Highlights
DOGE, the largest meme cryptocurrency by market cap, shows a slight upswing to $0.102 on Saturday, defying the current market uncertainty. The bullish momentum can be attributed to the recent win for Elon Musk and Tesla in the DOGE manipulation lawsuit. With sustained buying, the Dogecoin price is set to challenge the resistance trendline long-coming wedge pattern, signaling a pivotal moment for its holders.
The dog-themed meme coin shows a 5-month correction trend under the influence of a falling wedge pattern. Resonating within the two converging trendlines, the coin price plunged from $0.228 to $0.1, registering a loss of 56%.
However, the pattern formation often concludes with a major breakout from the overhead trendline, signaling the end-of-correction trend. By press time, the Dogecoin price had traded at $0.1016 while boasting a market cap of $14.8 billion.

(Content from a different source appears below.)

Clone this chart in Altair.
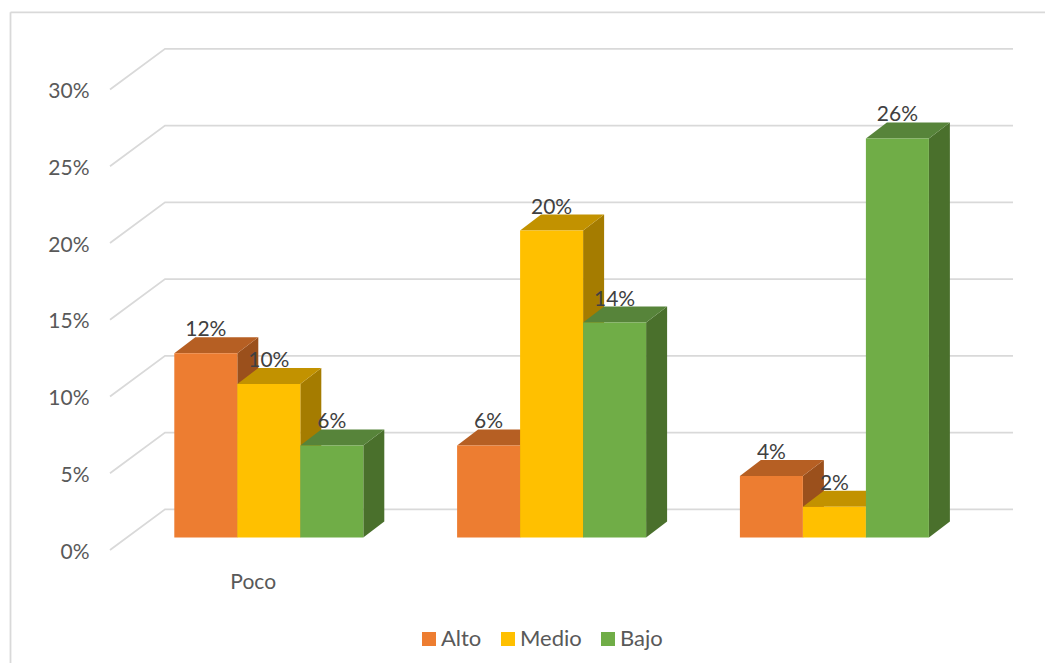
import altair as alt
import pandas as pd

# ---- chart values
categories = ["Poco", "", ""]
series_names = ["Alto", "Medio", "Bajo"]
alto = [12, 6, 4]
medio = [10, 20, 2]
bajo = [6, 14, 26]
tick_values = [0, 5, 10, 15, 20, 25, 30]
front_colors = ["#ED7D31", "#FFC000", "#70AD47"]
top_colors = ["#B65F23", "#C29200", "#57843A"]
side_colors = ["#9B501C", "#A57C00", "#4A702C"]

# ---- scene geometry (x in page pixels, y in percent units)
W, H = 1037, 655
PX_PER_PCT = 15.35
Y0_PAGE = 550.0
y_domain = [(Y0_PAGE - (8 + H)) / PX_PER_PCT, (Y0_PAGE - 8) / PX_PER_PCT]
x_domain = [8, 8 + W]
x_scale = alt.Scale(domain=x_domain, nice=False, zero=False)
y_scale = alt.Scale(domain=y_domain, nice=False, zero=False)

BAR_W = 63.0
GROUP_START = 174.3
GROUP_STEP = 282.8
DX = 21.0
DY = 16 / PX_PER_PCT
BASE = 12.5 / PX_PER_PCT
WALL_X0, WALL_X1, WALL_X2 = 110, 165, 1013
WALL_DY = 40.7 / PX_PER_PCT
CATEGORY_X = 252.7

values = [alto, medio, bajo]
front_rows, label_rows = [], []
side_rows = {s: [] for s in series_names}
top_rows = {s: [] for s in series_names}
for si, s in enumerate(series_names):
    for gi in range(3):
        v = values[si][gi]
        x0 = GROUP_START + gi * GROUP_STEP + si * BAR_W
        x1 = x0 + BAR_W
        t = v + BASE
        front_rows.append(dict(series=s, x=x0, x2=x1, y=BASE, y2=t))
        label_rows.append(dict(x=(x0 + x1) / 2, y=t, label=f"{v}%"))
        side_rows[s] += [
            dict(bar=gi, x=x1, y=t, y2=BASE),
            dict(bar=gi, x=x1 + DX, y=t + DY, y2=BASE + DY),
        ]
        top_rows[s] += [
            dict(bar=gi, x=x0, y=t, y2=t),
            dict(bar=gi, x=x0 + DX, y=t + DY, y2=t),
            dict(bar=gi, x=x1, y=t + DY, y2=t),
            dict(bar=gi, x=x1 + DX, y=t + DY, y2=t + DY),
        ]

grid_rows = []
for p in tick_values:
    grid_rows += [
        dict(tick=p, x=WALL_X0, y=p),
        dict(tick=p, x=WALL_X1, y=p + WALL_DY),
        dict(tick=p, x=WALL_X2, y=p + WALL_DY),
    ]

FONT = "Lato"
GRAY = "#595959"
FRAME = "#D9D9D9"

x_axis = alt.Axis(
    values=[CATEGORY_X],
    labelExpr="'" + categories[0] + "'",
    domain=False, ticks=False, grid=False, labelFont=FONT, labelFontSize=21,
    labelColor=GRAY, labelBaseline="middle", labelPadding=582 - (8 + H),
)
y_axis = alt.Axis(
    values=tick_values, labelExpr="datum.value + '%'",
    domain=False, ticks=False, grid=False, labelFont=FONT, labelFontSize=21,
    labelColor=GRAY, labelPadding=-81, labelOffset=2,
)
x_plain = alt.X("x:Q", scale=x_scale, axis=x_axis, title=None)
y_plain = alt.Y("y:Q", scale=y_scale, axis=y_axis, title=None, stack=None)

grid = alt.Chart(pd.DataFrame(grid_rows)).mark_line(
    color=FRAME, strokeWidth=1.8, interpolate="linear"
).encode(x=x_plain, y=y_plain, detail="tick:N")

frame_top = alt.Chart(pd.DataFrame([dict(x=10.5, x2=x_domain[1], y=(Y0_PAGE - 12.3) / PX_PER_PCT)])).mark_rule(
    color=FRAME, strokeWidth=1.8
).encode(x=x_plain, x2="x2:Q", y=y_plain)
frame_left = alt.Chart(pd.DataFrame([dict(x=10.5, y=(Y0_PAGE - 12.3) / PX_PER_PCT, y2=y_domain[0])])).mark_rule(
    color=FRAME, strokeWidth=1.8
).encode(x=x_plain, y=y_plain, y2="y2:Q")

layers = [grid, frame_top, frame_left]
front_df = pd.DataFrame(front_rows)
for si, s in enumerate(series_names):
    side = alt.Chart(pd.DataFrame(side_rows[s])).mark_area(color=side_colors[si]).encode(
        x=x_plain, y=y_plain, y2="y2:Q", detail="bar:N"
    )
    top = alt.Chart(pd.DataFrame(top_rows[s])).mark_area(color=top_colors[si]).encode(
        x=x_plain, y=y_plain, y2="y2:Q", detail="bar:N"
    )
    front = alt.Chart(front_df[front_df.series == s]).mark_rect().encode(
        x=x_plain, x2="x2:Q", y=y_plain, y2="y2:Q",
        color=alt.Color(
            "series:N",
            scale=alt.Scale(domain=series_names, range=front_colors),
            legend=alt.Legend(
                title=None, orient="none", legendX=410, legendY=620, direction="horizontal",
                columns=3, symbolType="square", symbolSize=196, symbolStrokeWidth=0,
                labelFont=FONT, labelFontSize=22, labelColor=GRAY, labelOffset=1,
                columnPadding=15,
            ),
        ),
    )
    layers += [side, top, front]

labels = alt.Chart(pd.DataFrame(label_rows)).mark_text(
    font=FONT, fontSize=21, color="#404040", baseline="middle", dy=-23, dx=0
).encode(x=x_plain, y=y_plain, text="label:N")
layers.append(labels)

chart = alt.layer(*layers).properties(
    width=W, height=H, padding=0, autosize=alt.AutoSizeParams(type="none"),
    background="white",
).configure_view(stroke=None)

chart.save("out.html", embed_options={"renderer": "svg", "actions": False})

The coin price recently reclaimed the $0.10 psychological level after Elon Musk secured a victory in the ongoing class-action lawsuit accusing him of manipulating Dogecoin prices. This conclusion will likely reopen Dogecoin payment for Tesla merchandise and may also bolster DOGE payments for its vehicles.
If the bullish momentum persists, the coin price could rise 6% to challenge the resistance trendline of the wedge pattern. A potential breakout will accelerate the buying pressure and surge the asset past $0.143, followed by $0.174.
According to the Intotheblock analytics, the total address with a DOGE balance is set to surpass the 6.6 Million mark. This uptrend highlights Dogecoin’s growing interest and adoption as more users hold the cryptocurrency in their wallets.
Moreover, the supply distribution metric from Santiment highlights a continuous accumulation trend from whale wallets holding 10 million to 100 Million DOGE since August 2023. The large holders’ buying activity often boosts market confidence, indicating the potential for a price rebound.
On the contrary, if the Dogecoin price prediction hints at a reversal from the overhead trendline, the current correction could prolong for the coming weeks or months. The bearish alignment between the daily exponential moving averages (20, 50, 100, and 200) hints that the path to least resistance is down.